There are at least three reasons why our children don't want to go into medicine:

  1. Fear of SARS
  2. Fear of working hard
  3. Fear of poverty

Once they get past these restrictions, there's also the example of their contemporaries getting out into the real world years earlier, although at least now the guarantee of outrageous salaries is temporarily on hold. It will probably be at least 3 more years before the investing public is willing to pour zillions of dollars into fly-by-night tech companies with no products.

Although most of us would prefer to see our children go into medicine because of the example we have set for them, they've also heard us complain incessantly about how businesspersons and lawyers have ruined our ability to practice. It's therefore somewhat ironic that every day I hear one of my colleagues speaking of his daughter or son who just got accepted to law school or business school.

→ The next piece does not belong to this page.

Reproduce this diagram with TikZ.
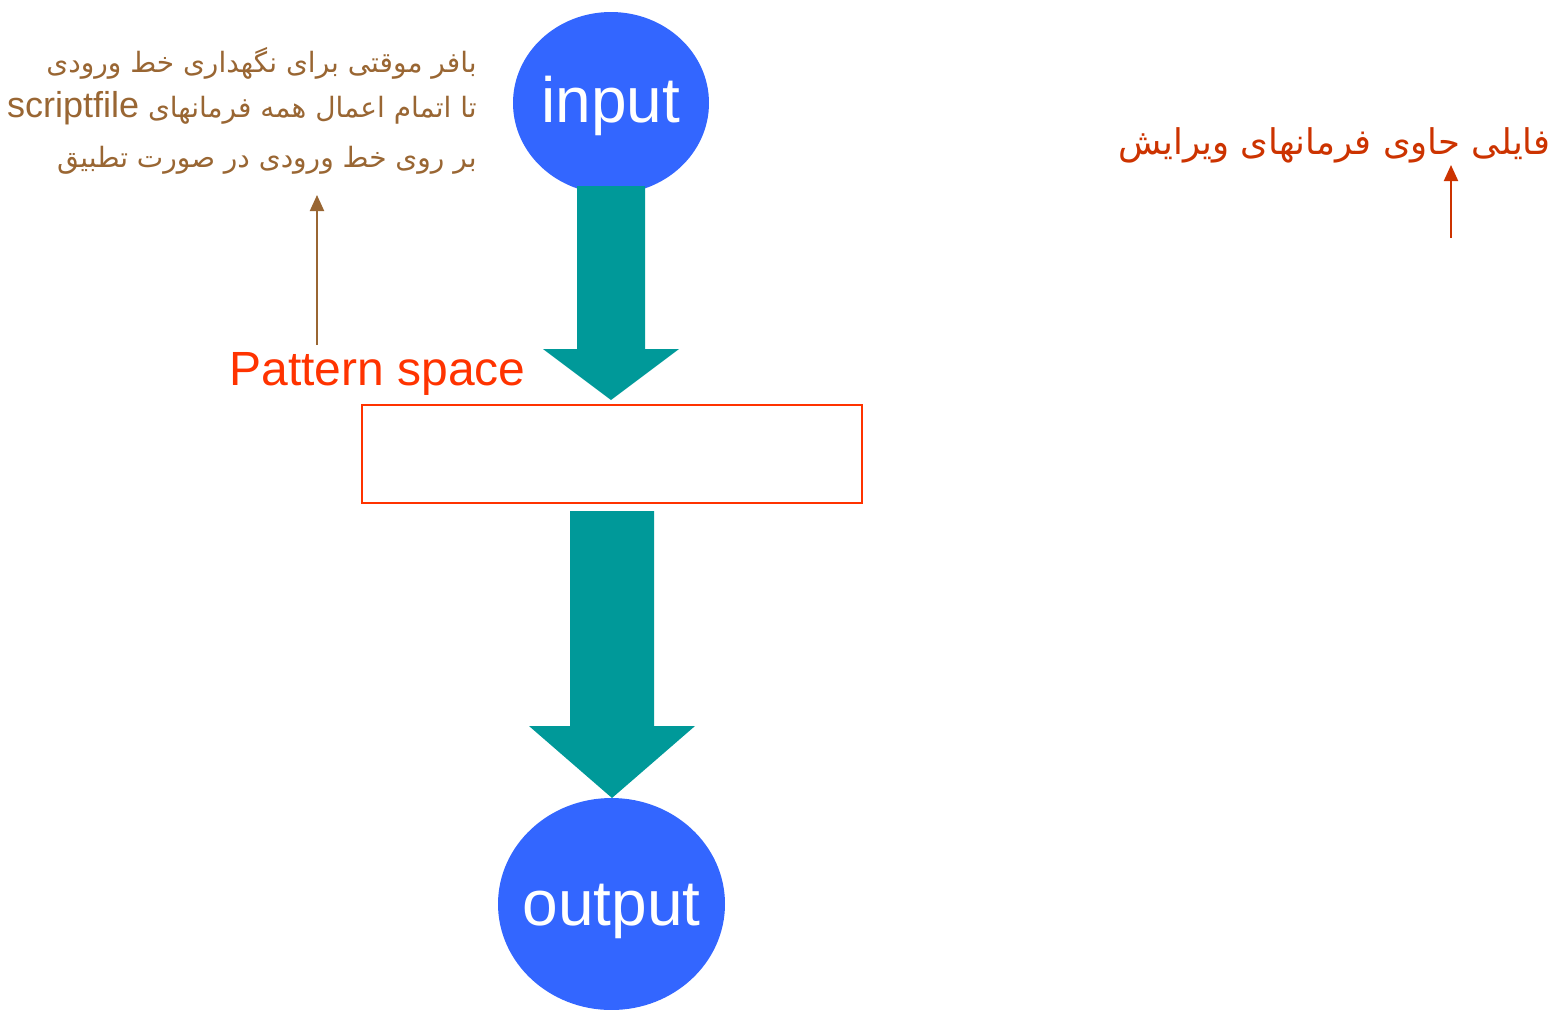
\documentclass[tikz,border=0pt]{standalone}
\usepackage{fontspec}
\setmainfont{Liberation Sans}
\newfontfamily\arabicfont[Script=Arabic]{DejaVu Sans}
\TeXXeTstate=1
\usetikzlibrary{shapes.geometric,arrows.meta}
\definecolor{blueC}{HTML}{3366FF}
\definecolor{tealC}{HTML}{009999}
\definecolor{redC}{HTML}{FF3300}
\definecolor{brownC}{HTML}{996633}
\definecolor{rustC}{HTML}{CC3300}
\begin{document}
\begin{tikzpicture}[x=0.5pt,y=-0.5pt,
  blob/.style={ellipse,fill=blueC,inner sep=0pt},
  blobtext/.style={text=white,font=\fontsize{32}{36}\selectfont,inner sep=0pt},
  blockarrow/.style={fill=tealC,draw=none},
  pbox/.style={rectangle,draw=redC,line width=1pt,minimum width=250pt,minimum height=49pt,inner sep=0pt},
  note/.style={inner sep=0pt,anchor=east},
  ptr/.style={line width=1pt,-{Triangle[width=7pt,length=8pt]}}]
\useasboundingbox (0,0) rectangle (1555,1009);
\node[blob,minimum width=98pt,minimum height=91pt] (in) at (611,103) {};
\node[blobtext] (intext) at (611,106) {input};
\node[blob,minimum width=113.5pt,minimum height=106pt] (out) at (611.5,904) {};
\node[blobtext] (outtext) at (611.5,911) {output};
\node[pbox] (ps) at (612,454) {};
\fill[blockarrow] (577,186) -- (645,186) -- (645,349) -- (679,349) -- (611,400) -- (543,349) -- (577,349) -- cycle;
\fill[blockarrow] (570,511) -- (654,511) -- (654,726) -- (695,726) -- (612,798) -- (529,726) -- (570,726) -- cycle;
\node[inner sep=0pt,anchor=west,text=redC,font=\fontsize{24}{28}\selectfont] (pslabel) at (229,374) {Pattern space};
\node[note,text=brownC,font=\arabicfont\fontsize{14}{18}\selectfont] (l1) at (477,63) {\beginR بافر موقتی برای نگهداری خط ورودی\endR};
\node[note,text=brownC,font=\arabicfont\fontsize{14}{18}\selectfont] (l2) at (477,108) {\beginR تا اتمام اعمال همه فرمانهای \beginL{\rmfamily\fontsize{18}{20}\selectfont scriptfile}\endL\endR};
\node[note,text=brownC,font=\arabicfont\fontsize{14}{18}\selectfont] (l3) at (477,160) {\beginR بر روی خط ورودی در صورت  تطبیق\endR};
\node[note,text=rustC,font=\arabicfont\fontsize{17.7}{20}\selectfont] (r1) at (1551,145) {\beginR فایلی حاوی فرمانهای ویرایش\endR};
\coordinate (lstart) at (317,345);
\coordinate (lend) at (317,195);
\coordinate (rstart) at (1451,238);
\coordinate (rend) at (1451,165);
\draw[ptr,draw=brownC,fill=brownC] (lstart) -- (lend);
\draw[ptr,draw=rustC,fill=rustC] (rstart) -- (rend);
\end{tikzpicture}
\end{document}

Mythology has it that the pelican feeds its young by piercing its breast to release its own blood to them. This is depicted on the official state seal of Louisiana, although there is no official state pelican that depicts a seal as doing the same thing. Regardless, this was thought to be fact by the ancient Romans, who also believed that flies came out of rotten meat, that Iraq had weapons of mass destruction, and that the earth was the center of the universe.

In other words, we work endless hours at our profession to try to create a secure and nurturing environment for our children, at which point they turn on us and go into the professions that plague us the most. Is there a self-destructive mindset in our families that creates this? Are we planting the seeds of our own destruction, so to speak? This makes King Lear look like Ward Cleaver in comparison to our situation.

Maybe this is part of the circle of life, and the next generation beyond will consist entirely of orthopedists and nephrologists. In the meantime, we'll continue to support our children, maybe not as dramatically as the mythological pelican. Regardless, even if we don't give them our blood, they'll be giving us their bills.